Information provided:
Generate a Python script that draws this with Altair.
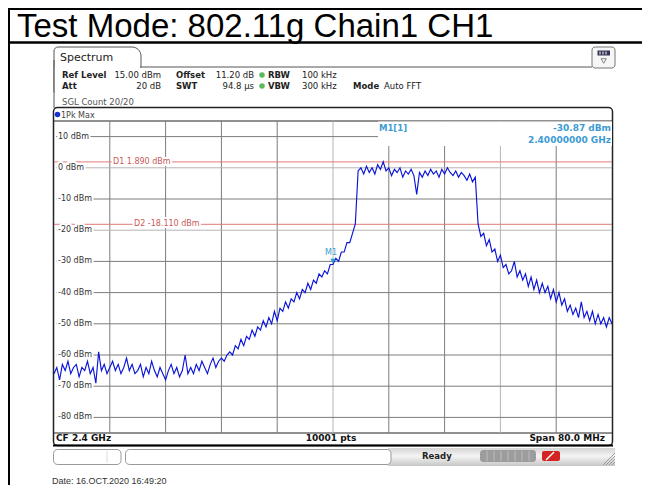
import altair as alt
import pandas as pd

# ---------------- data ----------------
title_text = "Test Mode: 802.11g Chain1 CH1"

span_mhz = [2360.0, 2440.0]          # CF 2.4 GHz, span 80 MHz
level_range = [-85.0, 15.0]          # ref level 15 dBm, 10 dB/div

freq_start_mhz = 2360.0
freq_step_mhz = 0.4
level_dbm = [
    -66, -64, -68, -63, -65, -62, -66, -64, -63, -67,
    -64, -65, -62, -66, -64, -69, -59, -65, -63, -66,
    -64, -62, -65, -63, -66, -64, -61, -65, -63, -66,
    -65, -63, -67, -64, -66, -62, -65, -67, -64, -66,
    -68, -65, -63, -66, -64, -67, -65, -60, -66, -64,
    -66, -63, -65, -62, -64, -66, -63, -61, -64, -62,
    -61, -62, -60, -59, -60, -57, -58, -55, -57, -54,
    -55, -52, -54, -51, -52, -49, -51, -48, -50, -46,
    -49, -45, -46, -43, -45, -42, -43, -40, -42, -39,
    -40, -37, -39, -36, -37, -34, -35, -33, -34, -31,
    -31, -29, -30, -27, -27, -24, -24, -21, -18, -1,
    0, -2, 0.5, -1.5, 0, -2, 1, -0.5, 1.9, -1,
    0, -2.5, -0.5, -1.5, 0, -3, -1, -2, -0.5, -2.5,
    -8.5, -1.5, -3, -1, -2.5, -0.5, -2, -1, -3, -0.5,
    -2, 0, -1.5, -2.5, -1, -3, -1.5, -2.5, -4, -2,
    -4.5, -3, -18, -22, -21, -25, -23, -27, -26, -30,
    -28, -32, -31, -34, -33, -30, -35, -33, -36, -34,
    -38, -35, -39, -36, -40, -37, -40, -38, -42, -39,
    -43, -40, -44, -42, -46, -44, -47, -45, -48, -43,
    -48, -46, -49, -46, -50, -47, -50, -48, -51, -48,
    -50,
]
freq_mhz = [round(freq_start_mhz + freq_step_mhz * i, 2) for i in range(len(level_dbm))]

grid_levels = [10, 0, -10, -20, -30, -40, -50, -60, -70, -80]
grid_level_labels = ["10 dBm", "0 dBm", "-10 dBm", "-20 dBm", "-30 dBm",
                     "-40 dBm", "-50 dBm", "-60 dBm", "-70 dBm", "-80 dBm"]
dark_levels = [0, -20]
grid_freqs = [2368, 2376, 2384, 2392, 2400, 2408, 2416, 2424, 2432]
light_freqs = [2400, 2424]

display_line_levels = [1.89, -18.11]
display_line_texts = ["D1  1.890 dBm", "D2  -18.110 dBm"]

marker_freq = [2400.0]
marker_level = [-30.87]
marker_texts = ["M1[1]", "-30.87 dBm", "2.40000000 GHz"]

header_row1 = ["Ref Level", "15.00 dBm", "Offset", "11.20 dB", "RBW", "100 kHz"]
header_row2 = ["Att", "20 dB", "SWT", "94.8 \u00b5s", "VBW", "300 kHz", "Mode", "Auto FFT"]
header_row3 = "SGL Count 20/20"
trace_name = "1Pk Max"
footer_texts = ["CF 2.4 GHz", "10001 pts", "Span 80.0 MHz"]
status_text = "Ready"
date_text = "Date: 16.OCT.2020  16:49:20"

# ---------------- layout helpers (page px -> chart px) ----------------
W, H = 558, 312
PAD = {"left": 46, "top": 113, "right": 30, "bottom": 52}
OX, OY = 8 + PAD["left"], 8 + PAD["top"]


def X(p):
    return p - OX


def Y(p):
    return p - OY


one = pd.DataFrame({"k": [0]})
UI = "DejaVu Sans"


def rule(x1, y1, x2, y2, color="#000000", w=1.0):
    return alt.Chart(one).mark_rule(color=color, strokeWidth=w).encode(
        x=alt.value(X(x1)), y=alt.value(Y(y1)), x2=alt.value(X(x2)), y2=alt.value(Y(y2)))


def box(x1, y1, x2, y2, **props):
    return alt.Chart(one).mark_rect(**props).encode(
        x=alt.value(X(x1)), x2=alt.value(X(x2)), y=alt.value(Y(y1)), y2=alt.value(Y(y2)))


def txt(x, y, s, size=8.5, color="#222222", weight="normal", align="left", font=UI):
    return alt.Chart(one).mark_text(
        text=s, align=align, baseline="alphabetic", font=font, fontSize=size,
        fontWeight=weight, color=color).encode(x=alt.value(X(x)), y=alt.value(Y(y)))


def dot(x, y, color, size=28, shape="circle"):
    return alt.Chart(one).mark_point(filled=True, shape=shape, size=size, color=color,
                                     opacity=1).encode(x=alt.value(X(x)), y=alt.value(Y(y)))


xs = alt.Scale(domain=span_mhz, nice=False, zero=False)
ys = alt.Scale(domain=level_range, nice=False, zero=False)

layers = []

# ---------- outer table ----------
layers += [
    rule(9, 8, 9, 487, w=2),
    rule(8, 9, 642, 9, w=2),
    rule(8, 42.5, 642, 42.5, w=2.5),
    txt(17, 37, title_text, size=33, color="#000000", font="Liberation Sans"),
]

# ---------- header panel ----------
layers += [
    box(54, 47, 141, 92, fill="white", stroke="#555555", strokeWidth=1,
        cornerRadiusTopLeft=4, cornerRadiusTopRight=9),
    box(54.6, 67.5, 146, 95, fill="white"),
    rule(140, 67, 592, 67, color="#555555"),
    rule(54, 60, 54, 108, color="#555555"),
    txt(60, 61, "Spectrum", size=11, color="#222222"),
    # icon
    box(592, 47, 615, 68, fill="#f6f6f6", stroke="#777777", strokeWidth=1, cornerRadius=3),
    box(597.5, 50.5, 610, 55.5, fill="#333355"),
    rule(600, 51.5, 600, 54.5, color="white"),
    rule(603, 51.5, 603, 54.5, color="white"),
    rule(606, 51.5, 606, 54.5, color="white"),
    alt.Chart(one).mark_point(shape="triangle-down", filled=False, size=28, color="#555555",
                              strokeWidth=1).encode(x=alt.value(X(603.7)), y=alt.value(Y(61))),
    # row 1
    txt(62, 78, header_row1[0], weight="bold"),
    txt(161, 78, header_row1[1], align="right"),
    txt(176, 78, header_row1[2], weight="bold"),
    txt(254, 78, header_row1[3], align="right"),
    dot(262, 75, "#5cb85c", 30),
    txt(268, 78, header_row1[4], weight="bold"),
    txt(302, 78, header_row1[5]),
    # row 2
    txt(62, 89, header_row2[0], weight="bold"),
    txt(161, 89, header_row2[1], align="right"),
    txt(176, 89, header_row2[2], weight="bold"),
    txt(254, 89, header_row2[3], align="right"),
    dot(262, 86, "#5cb85c", 30),
    txt(268, 89, header_row2[4], weight="bold"),
    txt(302, 89, header_row2[5]),
    txt(353, 89, header_row2[6], weight="bold"),
    txt(384, 89, header_row2[7]),
    # row 3
    txt(62, 105, header_row3, color="#555555"),
]

# ---------- plot frame ----------
layers += [
    box(53.5, 107.5, 612.5, 445.5, fill="white", stroke="#222222", strokeWidth=1.5, cornerRadius=4),
    rule(53, 445.5, 613, 445.5, w=2),
    rule(54, 121, 612, 121, color="#222222"),
    rule(54, 433, 612, 433, color="#222222"),
    dot(57.5, 114.5, "#1c2fd0", 30),
    txt(61, 118, trace_name, size=8, color="#444444"),
]

# ---------- grid ----------
vgrid = pd.DataFrame({"f": grid_freqs,
                      "kind": ["light" if f in light_freqs else "dark" for f in grid_freqs]})
layers.append(
    alt.Chart(vgrid).mark_rule(strokeWidth=1).encode(
        x=alt.X("f:Q", scale=xs, axis=None),
        y=alt.value(0), y2=alt.value(H),
        color=alt.Color("kind:N", scale=alt.Scale(domain=["dark", "light"],
                                                   range=["#7c7c7c", "#b4b4b4"]), legend=None)))

hgrid = pd.DataFrame({"v": grid_levels, "label": grid_level_labels,
                      "kind": ["black" if v in dark_levels else "gray" for v in grid_levels]})
layers.append(
    alt.Chart(hgrid).mark_rule(strokeWidth=1).encode(
        y=alt.Y("v:Q", scale=ys, axis=None),
        x=alt.value(X(56)), x2=alt.value(W),
        color=alt.Color("kind:N", scale=alt.Scale(domain=["gray", "black"],
                                                   range=["#8a8a8a", "#111111"]), legend=None)))

# marker info area (covers grid)
layers.append(box(378, 121.6, 612, 146, fill="white"))

# display lines
dl = pd.DataFrame({"v": display_line_levels, "label": display_line_texts})
layers.append(
    alt.Chart(dl).mark_rule(color="#e07a7a", strokeWidth=1).encode(
        y=alt.Y("v:Q", scale=ys, axis=None), x=alt.value(0), x2=alt.value(W)))

# y labels with white halo
for stroke_on in (True, False):
    props = dict(align="left", baseline="middle", font=UI, fontSize=8, color="#333333")
    if stroke_on:
        props.update(color="white", stroke="white", strokeWidth=4)
    layers.append(alt.Chart(hgrid).mark_text(**props).encode(
        y=alt.Y("v:Q", scale=ys, axis=None), x=alt.value(X(58)), text="label:N"))

dl_x = [113, 134]
for i in range(len(display_line_levels)):
    sub = dl.iloc[[i]]
    for stroke_on in (True, False):
        props = dict(align="left", baseline="middle", font=UI, fontSize=8, color="#c85a5a")
        if stroke_on:
            props.update(color="white", stroke="white", strokeWidth=4)
        layers.append(alt.Chart(sub).mark_text(**props).encode(
            y=alt.Y("v:Q", scale=ys, axis=None), x=alt.value(X(dl_x[i])), text="label:N"))

# marker label (under trace)
mk = pd.DataFrame({"f": marker_freq, "v": marker_level})
layers.append(alt.Chart(mk).mark_text(text="M1", font=UI, fontSize=8, color="#3a9fd2",
                                      dx=-2, dy=-11).encode(
    x=alt.X("f:Q", scale=xs, axis=None), y=alt.Y("v:Q", scale=ys, axis=None)))

# trace
trace = pd.DataFrame({"f": freq_mhz, "v": level_dbm})
layers.append(alt.Chart(trace).mark_line(color="#0a14d8", strokeWidth=1.15).encode(
    x=alt.X("f:Q", scale=xs, axis=None), y=alt.Y("v:Q", scale=ys, axis=None)))

# marker triangle
layers.append(alt.Chart(mk).mark_point(shape="triangle-down", filled=True, size=28,
                                       color="#2a96d8", opacity=1, yOffset=-3).encode(
    x=alt.X("f:Q", scale=xs, axis=None), y=alt.Y("v:Q", scale=ys, axis=None)))

# marker info text
layers += [
    txt(379, 131, marker_texts[0], size=8.5, color="#3d9bd4", weight="bold"),
    txt(611, 131, marker_texts[1], size=9, color="#3d9bd4", weight="bold", align="right"),
    txt(611, 142.5, marker_texts[2], size=9, color="#3d9bd4", weight="bold", align="right"),
]

# footer band of plot
layers += [
    txt(56, 441, footer_texts[0], size=9, weight="bold", color="#111111"),
    txt(331, 441, footer_texts[1], size=9, weight="bold", color="#111111", align="center"),
    txt(605, 441, footer_texts[2], size=9, weight="bold", color="#111111", align="right"),
]

# ---------- status bar ----------
grad = alt.Gradient(gradient="linear",
                    stops=[alt.GradientStop(color="#d4d4d4", offset=0),
                           alt.GradientStop(color="#f4f4f4", offset=0.45),
                           alt.GradientStop(color="#c6c6c6", offset=1)],
                    x1=0, x2=0, y1=0, y2=1)
layers += [
    box(388, 448, 615, 466, fill=grad),
    box(53.5, 449.5, 121, 464.5, fill="white", stroke="#999999", strokeWidth=1, cornerRadius=4),
    rule(107, 451, 107, 463, color="#dddddd"),
    box(125.5, 449.5, 391, 464.5, fill="white", stroke="#999999", strokeWidth=1, cornerRadius=4),
    txt(422, 458.5, status_text, size=8.5, weight="bold", color="#222222"),
    box(480, 450, 536, 462, fill="#9c9c9c", cornerRadius=3),
]
for k in range(1, 8):
    xx = 480 + k * 7
    layers.append(rule(xx, 451, xx, 461, color="#bdbdbd"))
layers += [
    box(542, 451, 560, 461, fill="#d42323", cornerRadius=2),
    rule(546, 460, 554, 452, color="white", w=1.5),
]
for k in range(4):
    layers.append(rule(615, 453 + k * 3, 603 + k * 3, 465, color="#999999"))

# date
layers.append(txt(52, 484, date_text, size=9, color="#333333", font="Liberation Sans"))

chart = alt.layer(*layers).properties(
    width=W, height=H, padding=PAD,
    autosize=alt.AutoSizeParams(type="none"),
).configure_view(stroke=None)

chart.save("out.html", embed_options={"renderer": "svg", "actions": False})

Problem details: Up to and including the line with "Mode: 802.11g Chain1", copy the data above from its first line. Skip pictures.

Task response:
Generate a Python script that draws this with Altair.
import altair as alt
import pandas as pd

# ---------------- data ----------------
title_text = "Test Mode: 802.11g Chain1 CH1"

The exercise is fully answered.